The uncertainty of science: Astronomers using the Webb Space Telescope have identified six galaxies that are far too massive and evolved to have formed so quickly after the Big Bang.

The research, published today in Nature, could upend our model of the Universe and force a drastic rethink of how the first galaxies formed after the Big Bang. “We’ve never observed galaxies of this colossal size, this early on after the Big Bang,” says lead researcher Associate Professor Ivo Labbé from Swinburne University of Technology.

“The six galaxies we found are more than 12 billion years old, only 500 to 700 million years after the Big Bang, reaching sizes up to 100 billion times the mass of our sun. This is too big to even exist within current models.

You can read the paper here [pdf]. The “current models” Labbé is referring to are all the present theories and data that say the Big Bang occurred 13.7 billion years ago. These galaxies, however, found less than a billion years after that event, would have needed 12 billion years to have accumulated their mass.

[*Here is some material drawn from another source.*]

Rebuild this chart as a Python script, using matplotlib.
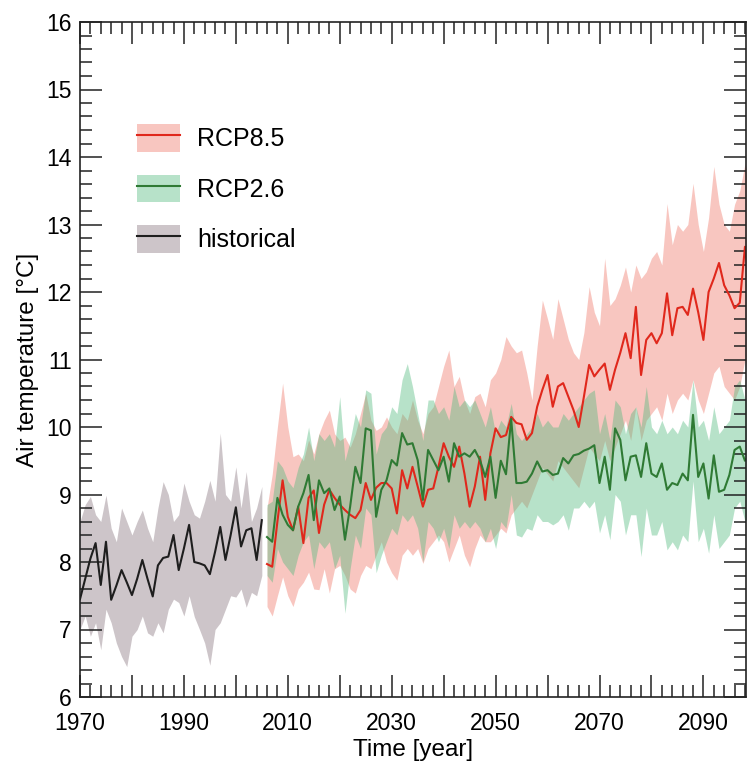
import matplotlib
matplotlib.use("Agg")
import matplotlib.pyplot as plt
import numpy as np
from matplotlib.patches import Patch
from matplotlib.lines import Line2D
from matplotlib.legend_handler import HandlerTuple
from matplotlib.ticker import MultipleLocator, FuncFormatter

plt.rcParams['font.family'] = ['Liberation Sans', 'DejaVu Sans']

## historical run, 1970-2005
hist_years = np.arange(1970, 2006)
hist_mean = [7.45, 7.75, 8.05, 8.28, 7.66, 8.30, 7.44, 7.65, 7.88, 7.70,
             7.51, 7.75, 8.03, 7.75, 7.49, 7.95, 8.06, 8.08, 8.40, 7.88,
             8.20, 8.55, 8.00, 7.98, 7.95, 7.82, 8.15, 8.52, 8.03, 8.40,
             8.81, 8.23, 8.47, 8.50, 8.03, 8.62]
hist_hi = [8.60, 8.85, 8.97, 8.70, 8.60, 8.99, 8.50, 8.30, 8.80, 8.60,
           8.40, 8.60, 8.77, 8.50, 8.30, 8.80, 9.19, 9.00, 8.60, 8.70,
           9.17, 8.90, 8.70, 8.65, 8.90, 9.21, 8.90, 9.91, 9.00, 8.90,
           9.41, 8.80, 9.34, 8.60, 8.80, 9.12]
hist_lo = [7.00, 7.20, 6.90, 7.10, 6.70, 7.30, 7.10, 6.80, 6.60, 6.45,
           6.90, 7.00, 7.20, 6.95, 6.90, 7.10, 6.95, 7.30, 7.45, 7.40,
           7.20, 7.50, 7.19, 7.00, 6.80, 6.47, 7.00, 7.10, 7.30, 7.50,
           7.48, 7.60, 7.33, 7.55, 7.50, 7.80]

## scenarios, 2006-2099
rcp_years = np.arange(2006, 2100)
rcp85_mean = [7.97, 7.93, 8.60, 9.21, 8.67, 8.47, 8.82, 8.28, 8.95, 9.06,
              8.43, 8.85, 9.07, 8.95, 8.85, 8.77, 8.70, 8.65, 8.77, 9.17,
              8.92, 9.10, 9.17, 9.17, 9.09, 8.72, 9.36, 9.09, 9.41, 9.12,
              8.82, 9.07, 9.09, 9.41, 9.76, 9.56, 9.41, 9.71, 9.31, 8.82,
              9.12, 9.56, 8.92, 9.61, 9.98, 9.85, 9.88, 10.15, 10.06, 10.04,
              9.81, 9.91, 10.30, 10.55, 10.77, 10.30, 10.60, 10.65, 10.45, 10.25,
              10.00, 10.45, 10.92, 10.75, 10.85, 10.94, 10.55, 10.85, 11.10, 11.39,
              11.02, 11.78, 10.77, 11.29, 11.39, 11.24, 11.39, 11.98, 11.36, 11.76,
              11.78, 11.66, 12.05, 11.70, 11.29, 12.00, 12.20, 12.43, 12.10, 11.95,
              11.76, 11.84, 12.67, 12.00]
rcp85_hi = [8.80, 9.30, 10.00, 10.65, 10.00, 9.56, 9.60, 9.50, 9.81, 9.60,
            9.90, 10.10, 10.25, 9.90, 9.80, 9.85, 9.70, 9.90, 10.20, 10.50,
            10.10, 9.95, 10.00, 10.15, 10.00, 9.90, 10.20, 10.10, 10.40, 10.10,
            9.90, 10.20, 10.30, 10.60, 10.90, 11.14, 10.60, 10.75, 10.40, 10.20,
            10.45, 10.50, 10.30, 10.70, 10.80, 11.00, 11.34, 11.20, 11.10, 11.14,
            10.80, 10.40, 11.20, 11.88, 11.60, 11.30, 11.90, 11.60, 11.30, 11.10,
            11.00, 11.40, 12.08, 11.70, 11.50, 12.50, 11.80, 11.90, 12.10, 12.37,
            12.00, 12.40, 12.20, 12.30, 12.50, 12.60, 12.40, 13.31, 12.70, 13.00,
            12.90, 13.00, 13.61, 13.00, 12.60, 13.10, 13.86, 13.30, 13.00, 12.90,
            13.30, 13.50, 13.90, 13.60]
rcp85_lo = [7.34, 7.20, 7.50, 7.78, 7.50, 7.34, 7.60, 7.70, 7.85, 7.60,
            7.59, 7.90, 7.54, 7.90, 7.95, 7.80, 7.60, 7.54, 7.80, 7.95,
            7.90, 8.10, 8.30, 8.00, 7.84, 7.73, 8.10, 8.20, 8.10, 8.20,
            7.98, 8.20, 8.30, 8.40, 8.30, 8.00, 8.20, 8.40, 8.10, 7.93,
            8.20, 8.40, 8.30, 8.30, 8.40, 8.50, 8.43, 8.70, 8.80, 8.90,
            8.80, 9.00, 9.20, 9.40, 9.30, 9.20, 9.50, 9.40, 9.30, 9.20,
            9.10, 9.40, 9.70, 9.60, 9.50, 9.80, 9.50, 9.70, 9.90, 10.10,
            9.80, 10.30, 9.80, 10.10, 10.20, 10.30, 10.10, 10.50, 10.20, 10.40,
            10.50, 10.40, 10.70, 10.40, 10.20, 10.50, 10.80, 10.90, 10.60, 10.50,
            10.40, 10.60, 11.00, 10.70]
rcp26_mean = [8.37, 8.30, 8.95, 8.70, 8.55, 8.47, 8.82, 9.02, 9.29, 8.62,
              9.21, 9.02, 9.09, 8.77, 8.97, 8.33, 8.82, 9.41, 9.17, 9.98,
              9.95, 8.67, 9.07, 9.21, 9.51, 9.43, 9.91, 9.74, 9.76, 9.51,
              8.92, 9.66, 9.51, 9.36, 9.56, 9.19, 9.76, 9.56, 9.61, 9.56,
              9.66, 9.51, 9.26, 9.56, 8.95, 9.50, 9.30, 10.12, 9.17, 9.17,
              9.19, 9.31, 9.49, 9.34, 9.36, 9.29, 9.31, 9.54, 9.46, 9.58,
              9.60, 9.65, 9.68, 9.73, 9.17, 9.56, 9.07, 9.98, 9.81, 9.21,
              9.56, 9.58, 9.26, 9.76, 9.31, 9.26, 9.46, 9.07, 9.17, 9.14,
              9.31, 9.21, 10.18, 9.26, 9.46, 8.94, 9.58, 9.04, 9.07, 9.29,
              9.66, 9.71, 9.50, 9.60]
rcp26_hi = [8.85, 8.90, 9.50, 9.40, 9.20, 9.10, 9.40, 9.60, 10.00, 9.50,
            9.90, 9.80, 9.90, 9.70, 10.45, 9.50, 9.80, 10.20, 10.00, 10.55,
            10.50, 9.60, 9.90, 10.00, 10.30, 10.20, 10.70, 10.94, 10.60, 10.20,
            9.80, 10.40, 10.40, 10.20, 10.30, 10.10, 10.60, 10.30, 10.40, 10.30,
            10.40, 10.20, 10.00, 10.30, 9.90, 10.10, 10.00, 10.35, 9.90, 9.80,
            9.90, 10.00, 10.20, 10.00, 10.10, 10.00, 10.00, 10.20, 10.10, 10.20,
            10.30, 10.40, 10.50, 10.55, 9.90, 10.20, 9.80, 10.40, 10.30, 9.90,
            10.20, 10.30, 10.00, 10.60, 10.00, 9.90, 10.10, 9.90, 10.00, 9.90,
            10.10, 10.00, 10.70, 10.00, 10.10, 9.80, 10.30, 9.90, 10.00, 10.10,
            10.60, 10.70, 10.40, 10.50]
rcp26_lo = [7.80, 7.70, 8.20, 8.00, 7.90, 7.80, 8.10, 8.30, 8.40, 7.90,
            8.30, 8.20, 8.30, 7.90, 8.10, 7.24, 7.90, 8.40, 8.20, 8.80,
            8.70, 7.84, 8.10, 8.30, 8.50, 8.40, 8.70, 8.60, 8.70, 8.50,
            8.00, 8.60, 8.50, 8.30, 8.50, 8.20, 8.70, 8.50, 8.60, 8.50,
            8.60, 8.50, 8.30, 8.50, 8.20, 8.60, 8.50, 9.00, 8.40, 8.37,
            8.50, 8.47, 8.70, 8.60, 8.60, 8.55, 8.60, 8.70, 8.47, 8.80,
            8.80, 8.90, 8.80, 8.90, 8.43, 8.70, 8.33, 9.00, 8.90, 8.40,
            8.70, 8.70, 8.08, 8.80, 8.40, 8.40, 8.60, 8.18, 8.30, 8.18,
            8.40, 8.30, 9.20, 8.30, 8.50, 8.13, 8.70, 8.20, 8.30, 8.40,
            8.80, 8.90, 8.60, 8.70]

fig = plt.figure(figsize=(7.5, 7.65), dpi=100)
ax = fig.add_axes([80/750, 68/765, 666/750, 675/765])

## bands
ax.fill_between(hist_years, hist_lo, hist_hi, color='#cdc5c9', lw=0)
ax.fill_between(rcp_years, rcp85_lo, rcp85_hi, color='#f28e82', alpha=0.5, lw=0)
ax.fill_between(rcp_years, rcp26_lo, rcp26_hi, color='#4cb87a', alpha=0.4, lw=0)

## lines
ax.plot(hist_years, hist_mean, color='#1e1e1e', lw=1.5)
ax.plot(rcp_years, rcp85_mean, color='#e0281c', lw=1.5)
ax.plot(rcp_years, rcp26_mean, color='#2f7a34', lw=1.5)

ax.set_xlim(1970, 2098.2)
ax.set_ylim(6, 16)

ax.xaxis.set_major_locator(MultipleLocator(10))
ax.xaxis.set_minor_locator(MultipleLocator(2))
ax.xaxis.set_major_formatter(FuncFormatter(
    lambda v, p: '%d' % round(v) if round(v - 1970) % 20 == 0 else ''))
ax.yaxis.set_major_locator(MultipleLocator(1))
ax.yaxis.set_minor_locator(MultipleLocator(0.2))

ax.tick_params(which='both', direction='in', top=True, right=True,
               width=1.1, color='#222222', labelsize=16.5)
ax.tick_params(which='major', length=15.5)
ax.tick_params(which='minor', length=8.5)
ax.tick_params(axis='x', pad=11)
ax.tick_params(axis='y', pad=6)
for s in ax.spines.values():
    s.set_linewidth(1.2)
    s.set_color('#222222')

ax.set_xlabel('Time [year]', fontsize=17.5, labelpad=3)
ax.set_ylabel('Air temperature [°C]', fontsize=17.5, labelpad=5)

## legend
h85 = (Patch(facecolor='#f28e82', alpha=0.5, lw=0), Line2D([], [], color='#e0281c', lw=1.5))
h26 = (Patch(facecolor='#4cb87a', alpha=0.4, lw=0), Line2D([], [], color='#2f7a34', lw=1.5))
hhi = (Patch(facecolor='#cdc5c9', lw=0), Line2D([], [], color='#1e1e1e', lw=1.5))
ax.legend([h85, h26, hhi], ['RCP8.5', 'RCP2.6', 'historical'],
          handler_map={tuple: HandlerTuple(ndivide=1, pad=0)},
          loc='upper left', bbox_to_anchor=((137-80)/666, 1-(124-22)/675),
          frameon=False, fontsize=18, borderpad=0, borderaxespad=0,
          handlelength=1.72, handleheight=1.32, labelspacing=0.92,
          handletextpad=0.68)

fig.savefig('out.png', dpi=100)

If confirmed, these galaxies essentially tell us that the Big Bang is wrong, or very very VERY incomplete, and that all the data found that dates its occurrence 13.7 billion years ago, based on the Hubble constant, must be reanalyzed.

It is also possible these galaxies are actually not galaxies, but a new kind of supermassive black hole able to form very quickly. Expect many scientists who are heavily invested in the Big Bang to push for this explanation. It might be true, but their biases are true also, which means that Webb is presenting us with new data that calls for strong skepticism of all conclusions, across the board.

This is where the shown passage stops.